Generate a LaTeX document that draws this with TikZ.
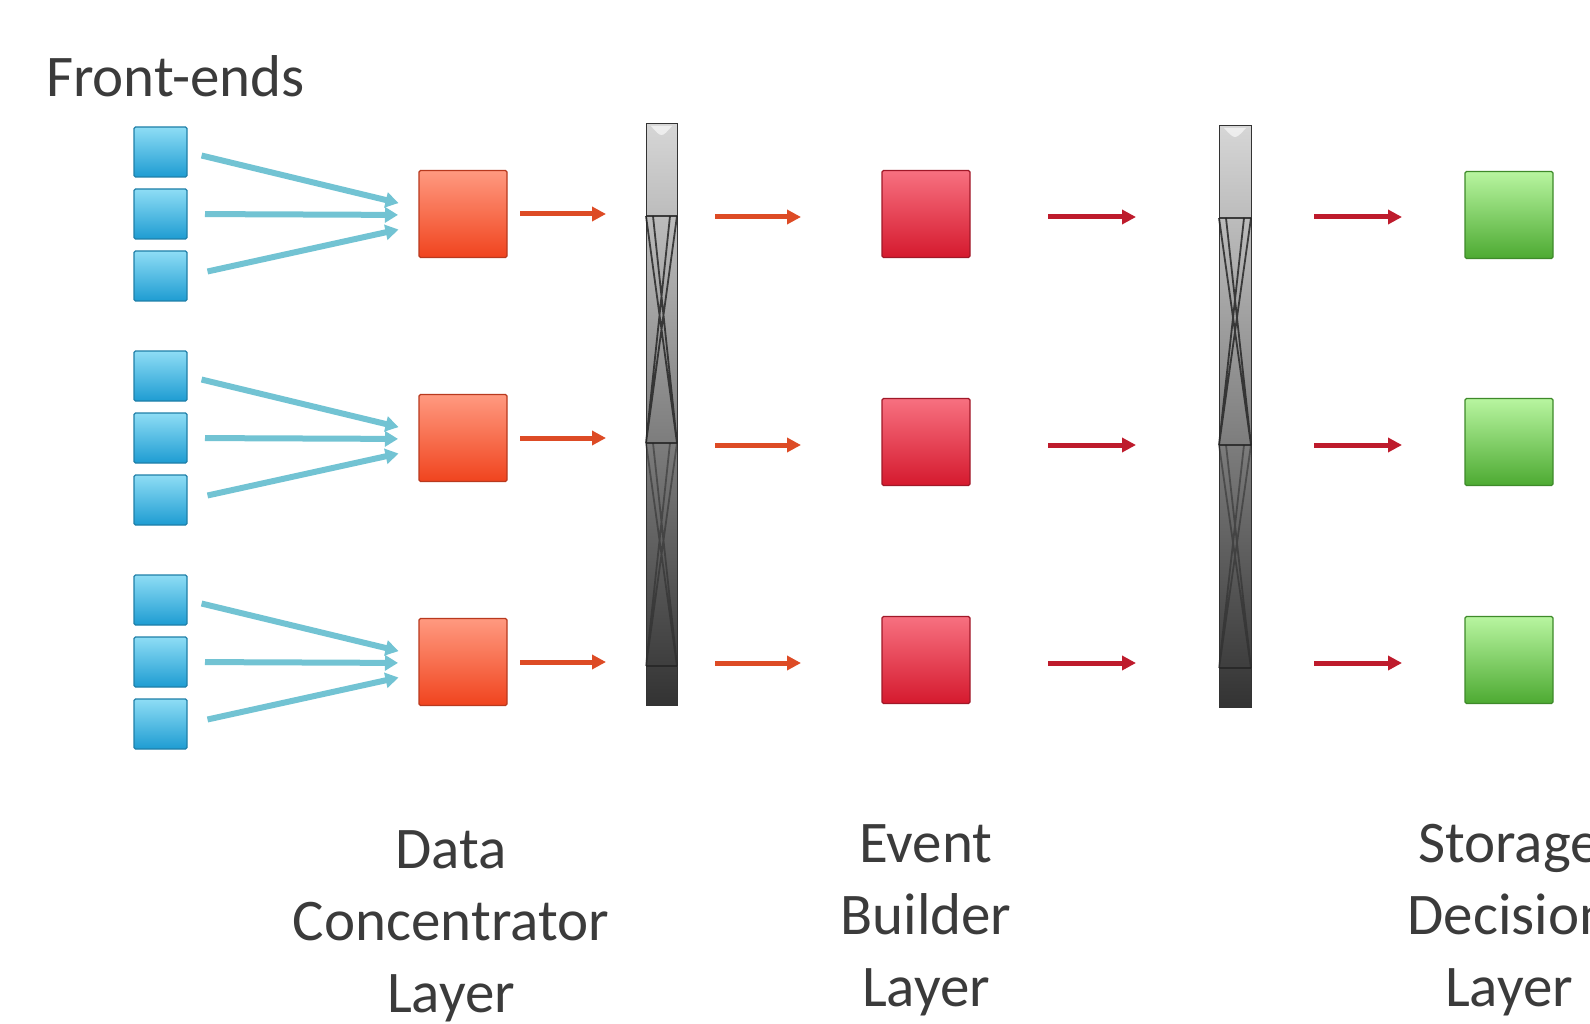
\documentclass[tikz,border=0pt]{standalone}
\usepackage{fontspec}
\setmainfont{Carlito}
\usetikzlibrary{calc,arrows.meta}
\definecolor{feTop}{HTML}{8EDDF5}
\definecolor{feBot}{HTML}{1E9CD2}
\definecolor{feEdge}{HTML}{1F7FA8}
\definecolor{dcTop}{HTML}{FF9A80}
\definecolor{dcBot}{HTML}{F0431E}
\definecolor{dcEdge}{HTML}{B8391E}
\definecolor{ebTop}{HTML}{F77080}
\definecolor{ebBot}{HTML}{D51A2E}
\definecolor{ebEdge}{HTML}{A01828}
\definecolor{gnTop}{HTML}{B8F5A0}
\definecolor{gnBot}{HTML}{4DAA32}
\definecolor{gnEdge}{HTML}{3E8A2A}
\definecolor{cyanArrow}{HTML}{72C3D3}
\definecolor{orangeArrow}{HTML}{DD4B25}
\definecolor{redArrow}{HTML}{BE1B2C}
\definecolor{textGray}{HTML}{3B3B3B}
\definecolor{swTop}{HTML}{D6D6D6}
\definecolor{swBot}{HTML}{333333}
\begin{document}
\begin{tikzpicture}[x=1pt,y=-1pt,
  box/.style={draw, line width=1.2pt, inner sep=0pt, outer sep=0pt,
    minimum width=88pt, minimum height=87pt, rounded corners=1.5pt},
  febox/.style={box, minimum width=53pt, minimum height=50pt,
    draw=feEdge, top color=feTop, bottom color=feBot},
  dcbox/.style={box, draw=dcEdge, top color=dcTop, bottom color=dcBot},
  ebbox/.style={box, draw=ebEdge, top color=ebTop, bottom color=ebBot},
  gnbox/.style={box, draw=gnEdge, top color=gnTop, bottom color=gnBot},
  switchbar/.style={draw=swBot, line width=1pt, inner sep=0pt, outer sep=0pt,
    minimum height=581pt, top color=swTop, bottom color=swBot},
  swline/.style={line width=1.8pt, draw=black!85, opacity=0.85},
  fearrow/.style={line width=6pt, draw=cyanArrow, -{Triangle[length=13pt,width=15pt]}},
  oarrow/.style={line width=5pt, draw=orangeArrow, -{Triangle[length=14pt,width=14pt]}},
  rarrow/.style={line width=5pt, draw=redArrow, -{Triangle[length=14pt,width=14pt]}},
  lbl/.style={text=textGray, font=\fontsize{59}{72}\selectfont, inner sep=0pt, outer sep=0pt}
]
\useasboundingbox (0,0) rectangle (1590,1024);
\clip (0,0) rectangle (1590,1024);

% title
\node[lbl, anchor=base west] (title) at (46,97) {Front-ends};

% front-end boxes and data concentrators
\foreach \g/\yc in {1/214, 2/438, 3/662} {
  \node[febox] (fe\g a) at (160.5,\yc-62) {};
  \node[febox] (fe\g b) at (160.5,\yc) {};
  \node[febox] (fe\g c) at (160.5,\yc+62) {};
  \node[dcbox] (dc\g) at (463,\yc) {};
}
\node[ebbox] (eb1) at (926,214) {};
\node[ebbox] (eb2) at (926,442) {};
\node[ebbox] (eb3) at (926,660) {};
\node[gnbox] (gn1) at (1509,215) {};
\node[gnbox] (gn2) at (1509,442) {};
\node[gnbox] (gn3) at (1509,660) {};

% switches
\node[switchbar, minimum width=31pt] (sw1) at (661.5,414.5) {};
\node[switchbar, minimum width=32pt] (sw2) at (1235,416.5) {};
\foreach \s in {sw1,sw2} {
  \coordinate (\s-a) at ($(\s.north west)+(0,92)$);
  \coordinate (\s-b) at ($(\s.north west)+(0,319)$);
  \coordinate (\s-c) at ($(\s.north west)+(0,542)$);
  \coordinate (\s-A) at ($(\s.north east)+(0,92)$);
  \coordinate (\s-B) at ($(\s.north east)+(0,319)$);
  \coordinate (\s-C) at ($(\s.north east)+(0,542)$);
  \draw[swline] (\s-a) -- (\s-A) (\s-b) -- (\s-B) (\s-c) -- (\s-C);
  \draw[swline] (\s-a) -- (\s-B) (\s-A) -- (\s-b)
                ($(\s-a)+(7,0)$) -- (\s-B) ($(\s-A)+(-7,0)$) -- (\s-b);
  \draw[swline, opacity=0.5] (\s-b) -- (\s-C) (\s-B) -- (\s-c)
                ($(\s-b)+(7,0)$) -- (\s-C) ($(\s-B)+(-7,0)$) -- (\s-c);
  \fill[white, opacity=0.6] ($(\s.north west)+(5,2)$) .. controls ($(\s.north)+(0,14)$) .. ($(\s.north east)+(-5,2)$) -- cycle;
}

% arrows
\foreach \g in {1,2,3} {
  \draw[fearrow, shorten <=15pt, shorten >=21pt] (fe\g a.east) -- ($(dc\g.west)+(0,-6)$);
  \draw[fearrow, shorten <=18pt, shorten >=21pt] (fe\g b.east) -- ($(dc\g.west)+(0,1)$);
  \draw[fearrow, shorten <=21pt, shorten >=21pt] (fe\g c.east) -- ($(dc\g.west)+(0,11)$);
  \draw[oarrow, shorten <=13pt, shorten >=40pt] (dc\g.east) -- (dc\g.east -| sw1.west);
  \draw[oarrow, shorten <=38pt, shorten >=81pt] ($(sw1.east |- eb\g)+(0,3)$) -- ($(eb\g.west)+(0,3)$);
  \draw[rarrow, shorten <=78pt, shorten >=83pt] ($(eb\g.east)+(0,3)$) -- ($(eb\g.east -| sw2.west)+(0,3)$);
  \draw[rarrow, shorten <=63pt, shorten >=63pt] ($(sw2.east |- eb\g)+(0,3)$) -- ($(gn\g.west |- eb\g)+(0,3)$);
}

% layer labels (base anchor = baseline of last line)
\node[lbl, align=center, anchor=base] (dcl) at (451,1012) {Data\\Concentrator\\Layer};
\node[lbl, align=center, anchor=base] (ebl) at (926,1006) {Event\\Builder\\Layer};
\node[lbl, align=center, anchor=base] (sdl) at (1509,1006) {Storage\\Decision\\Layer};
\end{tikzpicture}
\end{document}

━━━━━━━━━━━━━━━━━━━━━━━━━━━━━━

Set down all the data again exactly as above, pictures excluded.

Output below >>
Generate a LaTeX document that draws this with TikZ.
\documentclass[tikz,border=0pt]{standalone}
\usepackage{fontspec}
\setmainfont{Carlito}
\usetikzlibrary{calc,arrows.meta}
\definecolor{feTop}{HTML}{8EDDF5}
\definecolor{feBot}{HTML}{1E9CD2}
\definecolor{feEdge}{HTML}{1F7FA8}
\definecolor{dcTop}{HTML}{FF9A80}
\definecolor{dcBot}{HTML}{F0431E}
\definecolor{dcEdge}{HTML}{B8391E}
\definecolor{ebTop}{HTML}{F77080}
\definecolor{ebBot}{HTML}{D51A2E}
\definecolor{ebEdge}{HTML}{A01828}
\definecolor{gnTop}{HTML}{B8F5A0}
\definecolor{gnBot}{HTML}{4DAA32}
\definecolor{gnEdge}{HTML}{3E8A2A}
\definecolor{cyanArrow}{HTML}{72C3D3}
\definecolor{orangeArrow}{HTML}{DD4B25}
\definecolor{redArrow}{HTML}{BE1B2C}
\definecolor{textGray}{HTML}{3B3B3B}
\definecolor{swTop}{HTML}{D6D6D6}
\definecolor{swBot}{HTML}{333333}
\begin{document}
\begin{tikzpicture}[x=1pt,y=-1pt,
  box/.style={draw, line width=1.2pt, inner sep=0pt, outer sep=0pt,
    minimum width=88pt, minimum height=87pt, rounded corners=1.5pt},
  febox/.style={box, minimum width=53pt, minimum height=50pt,
    draw=feEdge, top color=feTop, bottom color=feBot},
  dcbox/.style={box, draw=dcEdge, top color=dcTop, bottom color=dcBot},
  ebbox/.style={box, draw=ebEdge, top color=ebTop, bottom color=ebBot},
  gnbox/.style={box, draw=gnEdge, top color=gnTop, bottom color=gnBot},
  switchbar/.style={draw=swBot, line width=1pt, inner sep=0pt, outer sep=0pt,
    minimum height=581pt, top color=swTop, bottom color=swBot},
  swline/.style={line width=1.8pt, draw=black!85, opacity=0.85},
  fearrow/.style={line width=6pt, draw=cyanArrow, -{Triangle[length=13pt,width=15pt]}},
  oarrow/.style={line width=5pt, draw=orangeArrow, -{Triangle[length=14pt,width=14pt]}},
  rarrow/.style={line width=5pt, draw=redArrow, -{Triangle[length=14pt,width=14pt]}},
  lbl/.style={text=textGray, font=\fontsize{59}{72}\selectfont, inner sep=0pt, outer sep=0pt}
]
\useasboundingbox (0,0) rectangle (1590,1024);
\clip (0,0) rectangle (1590,1024);

% title
\node[lbl, anchor=base west] (title) at (46,97) {Front-ends};

% front-end boxes and data concentrators
\foreach \g/\yc in {1/214, 2/438, 3/662} {
  \node[febox] (fe\g a) at (160.5,\yc-62) {};
  \node[febox] (fe\g b) at (160.5,\yc) {};
  \node[febox] (fe\g c) at (160.5,\yc+62) {};
  \node[dcbox] (dc\g) at (463,\yc) {};
}
\node[ebbox] (eb1) at (926,214) {};
\node[ebbox] (eb2) at (926,442) {};
\node[ebbox] (eb3) at (926,660) {};
\node[gnbox] (gn1) at (1509,215) {};
\node[gnbox] (gn2) at (1509,442) {};
\node[gnbox] (gn3) at (1509,660) {};

% switches
\node[switchbar, minimum width=31pt] (sw1) at (661.5,414.5) {};
\node[switchbar, minimum width=32pt] (sw2) at (1235,416.5) {};
\foreach \s in {sw1,sw2} {
  \coordinate (\s-a) at ($(\s.north west)+(0,92)$);
  \coordinate (\s-b) at ($(\s.north west)+(0,319)$);
  \coordinate (\s-c) at ($(\s.north west)+(0,542)$);
  \coordinate (\s-A) at ($(\s.north east)+(0,92)$);
  \coordinate (\s-B) at ($(\s.north east)+(0,319)$);
  \coordinate (\s-C) at ($(\s.north east)+(0,542)$);
  \draw[swline] (\s-a) -- (\s-A) (\s-b) -- (\s-B) (\s-c) -- (\s-C);
  \draw[swline] (\s-a) -- (\s-B) (\s-A) -- (\s-b)
                ($(\s-a)+(7,0)$) -- (\s-B) ($(\s-A)+(-7,0)$) -- (\s-b);
  \draw[swline, opacity=0.5] (\s-b) -- (\s-C) (\s-B) -- (\s-c)
                ($(\s-b)+(7,0)$) -- (\s-C) ($(\s-B)+(-7,0)$) -- (\s-c);
  \fill[white, opacity=0.6] ($(\s.north west)+(5,2)$) .. controls ($(\s.north)+(0,14)$) .. ($(\s.north east)+(-5,2)$) -- cycle;
}

% arrows
\foreach \g in {1,2,3} {
  \draw[fearrow, shorten <=15pt, shorten >=21pt] (fe\g a.east) -- ($(dc\g.west)+(0,-6)$);
  \draw[fearrow, shorten <=18pt, shorten >=21pt] (fe\g b.east) -- ($(dc\g.west)+(0,1)$);
  \draw[fearrow, shorten <=21pt, shorten >=21pt] (fe\g c.east) -- ($(dc\g.west)+(0,11)$);
  \draw[oarrow, shorten <=13pt, shorten >=40pt] (dc\g.east) -- (dc\g.east -| sw1.west);
  \draw[oarrow, shorten <=38pt, shorten >=81pt] ($(sw1.east |- eb\g)+(0,3)$) -- ($(eb\g.west)+(0,3)$);
  \draw[rarrow, shorten <=78pt, shorten >=83pt] ($(eb\g.east)+(0,3)$) -- ($(eb\g.east -| sw2.west)+(0,3)$);
  \draw[rarrow, shorten <=63pt, shorten >=63pt] ($(sw2.east |- eb\g)+(0,3)$) -- ($(gn\g.west |- eb\g)+(0,3)$);
}

% layer labels (base anchor = baseline of last line)
\node[lbl, align=center, anchor=base] (dcl) at (451,1012) {Data\\Concentrator\\Layer};
\node[lbl, align=center, anchor=base] (ebl) at (926,1006) {Event\\Builder\\Layer};
\node[lbl, align=center, anchor=base] (sdl) at (1509,1006) {Storage\\Decision\\Layer};
\end{tikzpicture}
\end{document}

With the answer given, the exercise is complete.